Source data:
════

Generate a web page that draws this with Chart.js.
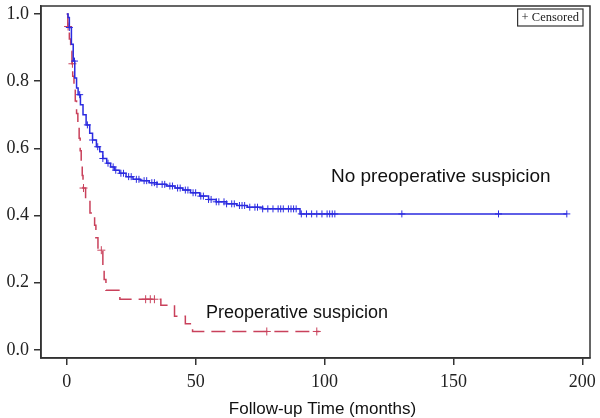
<!DOCTYPE html>
<html>
<head>
<meta charset="utf-8">
<script src="https://cdn.jsdelivr.net/npm/chart.js@4.4.0/dist/chart.umd.min.js"></script>
<style>
  html, body { margin: 0; padding: 0; background: #fff; }
  #wrap { width: 600px; height: 418px; }
</style>
</head>
<body>
<div id="wrap"><canvas id="km"></canvas></div>
<script>
// no preoperative suspicion (blue) - step points, months / survival
const noSuspTime = [0, 0.5, 1, 1.8, 2.5, 3.1, 3.8, 4.4, 5.3, 6.3, 7.5, 8.9, 10, 11.5, 12.8, 14, 15.5, 17, 18.5, 20.5, 23, 25.7, 28.5, 32, 35, 38.6, 42, 45, 48, 51.6, 55, 58, 62, 66, 70, 76, 90.5, 194];
const noSuspSurv = [1.0, 0.99, 0.96, 0.91, 0.86, 0.81, 0.78, 0.76, 0.73, 0.70, 0.67, 0.645, 0.625, 0.605, 0.59, 0.57, 0.556, 0.545, 0.535, 0.526, 0.516, 0.508, 0.504, 0.498, 0.493, 0.488, 0.482, 0.476, 0.468, 0.458, 0.448, 0.441, 0.435, 0.43, 0.425, 0.42, 0.405, 0.405];
const noSuspCensored = [1, 3, 5, 8, 10, 12, 14, 16, 18, 19, 21, 22, 24, 25, 27, 28, 30, 31, 33, 34, 35, 37, 38, 40, 41, 43, 44, 46, 47, 49, 50, 52, 53, 55, 56, 58, 59, 61, 62, 64, 65, 67, 68, 69, 71, 73, 74, 76, 78, 80, 82, 83, 84, 86, 87, 88, 89, 91, 93, 95, 97, 99, 101, 102, 103, 104, 130, 167.5, 194];

// preoperative suspicion (red)
const suspTime = [0, 0.4, 1.0, 1.5, 2.0, 2.3, 2.8, 3.3, 3.8, 4.3, 4.8, 5.2, 5.6, 6.0, 6.3, 7.3, 9.0, 10.8, 11.3, 12.1, 14.0, 14.5, 15.2, 20.6, 36.5, 41.8, 46, 48.8, 98];
const suspSurv = [1.0, 0.963, 0.926, 0.889, 0.852, 0.815, 0.778, 0.741, 0.704, 0.667, 0.63, 0.593, 0.556, 0.519, 0.482, 0.445, 0.408, 0.371, 0.334, 0.297, 0.25, 0.21, 0.178, 0.151, 0.133, 0.10, 0.078, 0.055, 0.055];
const suspCensored = [0.5, 2.2, 6.5, 13.4, 30.6, 32.4, 34, 77.6, 97];

const xTicks = [0, 50, 100, 150, 200];
const yTicks = [0.0, 0.2, 0.4, 0.6, 0.8, 1.0];

const blue = "#2b2be0";
const red = "#c9415b";

function toPts(t, s) {
  return t.map((v, i) => ({x: v, y: s[i]}));
}
// survival value of a step curve at time t
function survAt(t, s, at) {
  let val = s[0];
  for (let i = 0; i < t.length; i++) {
    if (t[i] <= at) val = s[i];
  }
  return val;
}
function marks(times, t, s) {
  return times.map(v => ({x: v, y: survAt(t, s, v)}));
}

const framePlugin = {
  id: "frame",
  afterDraw(chart) {
    const {ctx, chartArea: a, scales} = chart;
    ctx.save();
    ctx.strokeStyle = "#333";
    ctx.lineWidth = 1.5;
    ctx.strokeRect(a.left, a.top, a.right - a.left, a.bottom - a.top);

    // censored legend box
    ctx.font = "12.5px 'Liberation Serif'";
    const txt = "+ Censored";
    const w = ctx.measureText(txt).width;
    const bx = a.right - w - 15, by = a.top + 3;
    ctx.lineWidth = 1.2;
    ctx.strokeRect(bx, by, w + 8, 17);
    ctx.fillStyle = "#222";
    ctx.textBaseline = "middle";
    ctx.fillText(txt, bx + 4, by + 9);

    // curve labels
    ctx.fillStyle = "#111";
    ctx.font = "19px 'Liberation Sans'";
    ctx.fillText("No preoperative suspicion", scales.x.getPixelForValue(102.5), scales.y.getPixelForValue(0.515));
    ctx.font = "18px 'Liberation Sans'";
    ctx.fillText("Preoperative suspicion", scales.x.getPixelForValue(54), scales.y.getPixelForValue(0.11));

    // x axis title
    ctx.font = "17px 'Liberation Sans'";
    ctx.textAlign = "center";
    ctx.fillText("Follow-up Time (months)", (a.left + a.right) / 2 + 7, 409);
    ctx.restore();
  }
};

new Chart(document.getElementById("km"), {
  type: "scatter",
  data: {
    datasets: [{
      data: toPts(noSuspTime, noSuspSurv),
      showLine: true,
      stepped: true,
      borderColor: blue,
      borderWidth: 1.5,
      pointRadius: 0
    }, {
      data: marks(noSuspCensored, noSuspTime, noSuspSurv),
      showLine: false,
      pointStyle: "cross",
      pointRadius: 3.5,
      borderColor: blue,
      borderWidth: 1
    }, {
      data: toPts(suspTime, suspSurv),
      showLine: true,
      stepped: true,
      borderColor: red,
      borderWidth: 1.5,
      borderDash: [14, 7],
      pointRadius: 0
    }, {
      data: marks(suspCensored, suspTime, suspSurv),
      showLine: false,
      pointStyle: "cross",
      pointRadius: 4,
      borderColor: red,
      borderWidth: 1
    }]
  },
  options: {
    responsive: true,
    maintainAspectRatio: false,
    animation: false,
    layout: {padding: {top: 6, right: 10, left: 0, bottom: 0}},
    plugins: {
      legend: {display: false},
      tooltip: {enabled: false}
    },
    scales: {
      x: {
        type: "linear",
        min: -10,
        max: 203,
        afterBuildTicks: s => { s.ticks = xTicks.map(v => ({value: v})); },
        afterFit: s => { s.height = 60; s.paddingLeft = 0; s.paddingRight = 0; },
        grid: {drawOnChartArea: false, tickLength: 7, color: "#333", lineWidth: 1.5},
        border: {color: "#333", width: 1.5},
        ticks: {color: "#222", font: {family: "'Liberation Serif'", size: 18}, padding: 6}
      },
      y: {
        min: -0.024,
        max: 1.024,
        afterBuildTicks: s => { s.ticks = yTicks.map(v => ({value: v})); },
        afterFit: s => { s.width = 41; s.paddingTop = 0; s.paddingBottom = 0; },
        grid: {drawOnChartArea: false, tickLength: 7, color: "#333", lineWidth: 1.5},
        border: {color: "#333", width: 1.5},
        ticks: {color: "#222", font: {family: "'Liberation Serif'", size: 18}, padding: 5,
          callback: v => v.toFixed(1)}
      }
    }
  },
  plugins: [framePlugin]
});
</script>
</body>
</html>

════

What you need to do:
All of the data above should be quoted exactly, except for the pictures.

Finished task:
Generate a web page that draws this with Chart.js.
<!DOCTYPE html>
<html>
<head>
<meta charset="utf-8">
<script src="https://cdn.jsdelivr.net/npm/chart.js@4.4.0/dist/chart.umd.min.js"></script>
<style>
  html, body { margin: 0; padding: 0; background: #fff; }
  #wrap { width: 600px; height: 418px; }
</style>
</head>
<body>
<div id="wrap"><canvas id="km"></canvas></div>
<script>
// no preoperative suspicion (blue) - step points, months / survival
const noSuspTime = [0, 0.5, 1, 1.8, 2.5, 3.1, 3.8, 4.4, 5.3, 6.3, 7.5, 8.9, 10, 11.5, 12.8, 14, 15.5, 17, 18.5, 20.5, 23, 25.7, 28.5, 32, 35, 38.6, 42, 45, 48, 51.6, 55, 58, 62, 66, 70, 76, 90.5, 194];
const noSuspSurv = [1.0, 0.99, 0.96, 0.91, 0.86, 0.81, 0.78, 0.76, 0.73, 0.70, 0.67, 0.645, 0.625, 0.605, 0.59, 0.57, 0.556, 0.545, 0.535, 0.526, 0.516, 0.508, 0.504, 0.498, 0.493, 0.488, 0.482, 0.476, 0.468, 0.458, 0.448, 0.441, 0.435, 0.43, 0.425, 0.42, 0.405, 0.405];
const noSuspCensored = [1, 3, 5, 8, 10, 12, 14, 16, 18, 19, 21, 22, 24, 25, 27, 28, 30, 31, 33, 34, 35, 37, 38, 40, 41, 43, 44, 46, 47, 49, 50, 52, 53, 55, 56, 58, 59, 61, 62, 64, 65, 67, 68, 69, 71, 73, 74, 76, 78, 80, 82, 83, 84, 86, 87, 88, 89, 91, 93, 95, 97, 99, 101, 102, 103, 104, 130, 167.5, 194];

// preoperative suspicion (red)
const suspTime = [0, 0.4, 1.0, 1.5, 2.0, 2.3, 2.8, 3.3, 3.8, 4.3, 4.8, 5.2, 5.6, 6.0, 6.3, 7.3, 9.0, 10.8, 11.3, 12.1, 14.0, 14.5, 15.2, 20.6, 36.5, 41.8, 46, 48.8, 98];
const suspSurv = [1.0, 0.963, 0.926, 0.889, 0.852, 0.815, 0.778, 0.741, 0.704, 0.667, 0.63, 0.593, 0.556, 0.519, 0.482, 0.445, 0.408, 0.371, 0.334, 0.297, 0.25, 0.21, 0.178, 0.151, 0.133, 0.10, 0.078, 0.055, 0.055];
const suspCensored = [0.5, 2.2, 6.5, 13.4, 30.6, 32.4, 34, 77.6, 97];

const xTicks = [0, 50, 100, 150, 200];
const yTicks = [0.0, 0.2, 0.4, 0.6, 0.8, 1.0];

const blue = "#2b2be0";
const red = "#c9415b";

function toPts(t, s) {
  return t.map((v, i) => ({x: v, y: s[i]}));
}
// survival value of a step curve at time t
function survAt(t, s, at) {
  let val = s[0];
  for (let i = 0; i < t.length; i++) {
    if (t[i] <= at) val = s[i];
  }
  return val;
}
function marks(times, t, s) {
  return times.map(v => ({x: v, y: survAt(t, s, v)}));
}

const framePlugin = {
  id: "frame",
  afterDraw(chart) {
    const {ctx, chartArea: a, scales} = chart;
    ctx.save();
    ctx.strokeStyle = "#333";
    ctx.lineWidth = 1.5;
    ctx.strokeRect(a.left, a.top, a.right - a.left, a.bottom - a.top);

    // censored legend box
    ctx.font = "12.5px 'Liberation Serif'";
    const txt = "+ Censored";
    const w = ctx.measureText(txt).width;
    const bx = a.right - w - 15, by = a.top + 3;
    ctx.lineWidth = 1.2;
    ctx.strokeRect(bx, by, w + 8, 17);
    ctx.fillStyle = "#222";
    ctx.textBaseline = "middle";
    ctx.fillText(txt, bx + 4, by + 9);

    // curve labels
    ctx.fillStyle = "#111";
    ctx.font = "19px 'Liberation Sans'";
    ctx.fillText("No preoperative suspicion", scales.x.getPixelForValue(102.5), scales.y.getPixelForValue(0.515));
    ctx.font = "18px 'Liberation Sans'";
    ctx.fillText("Preoperative suspicion", scales.x.getPixelForValue(54), scales.y.getPixelForValue(0.11));

    // x axis title
    ctx.font = "17px 'Liberation Sans'";
    ctx.textAlign = "center";
    ctx.fillText("Follow-up Time (months)", (a.left + a.right) / 2 + 7, 409);
    ctx.restore();
  }
};

new Chart(document.getElementById("km"), {
  type: "scatter",
  data: {
    datasets: [{
      data: toPts(noSuspTime, noSuspSurv),
      showLine: true,
      stepped: true,
      borderColor: blue,
      borderWidth: 1.5,
      pointRadius: 0
    }, {
      data: marks(noSuspCensored, noSuspTime, noSuspSurv),
      showLine: false,
      pointStyle: "cross",
      pointRadius: 3.5,
      borderColor: blue,
      borderWidth: 1
    }, {
      data: toPts(suspTime, suspSurv),
      showLine: true,
      stepped: true,
      borderColor: red,
      borderWidth: 1.5,
      borderDash: [14, 7],
      pointRadius: 0
    }, {
      data: marks(suspCensored, suspTime, suspSurv),
      showLine: false,
      pointStyle: "cross",
      pointRadius: 4,
      borderColor: red,
      borderWidth: 1
    }]
  },
  options: {
    responsive: true,
    maintainAspectRatio: false,
    animation: false,
    layout: {padding: {top: 6, right: 10, left: 0, bottom: 0}},
    plugins: {
      legend: {display: false},
      tooltip: {enabled: false}
    },
    scales: {
      x: {
        type: "linear",
        min: -10,
        max: 203,
        afterBuildTicks: s => { s.ticks = xTicks.map(v => ({value: v})); },
        afterFit: s => { s.height = 60; s.paddingLeft = 0; s.paddingRight = 0; },
        grid: {drawOnChartArea: false, tickLength: 7, color: "#333", lineWidth: 1.5},
        border: {color: "#333", width: 1.5},
        ticks: {color: "#222", font: {family: "'Liberation Serif'", size: 18}, padding: 6}
      },
      y: {
        min: -0.024,
        max: 1.024,
        afterBuildTicks: s => { s.ticks = yTicks.map(v => ({value: v})); },
        afterFit: s => { s.width = 41; s.paddingTop = 0; s.paddingBottom = 0; },
        grid: {drawOnChartArea: false, tickLength: 7, color: "#333", lineWidth: 1.5},
        border: {color: "#333", width: 1.5},
        ticks: {color: "#222", font: {family: "'Liberation Serif'", size: 18}, padding: 5,
          callback: v => v.toFixed(1)}
      }
    }
  },
  plugins: [framePlugin]
});
</script>
</body>
</html>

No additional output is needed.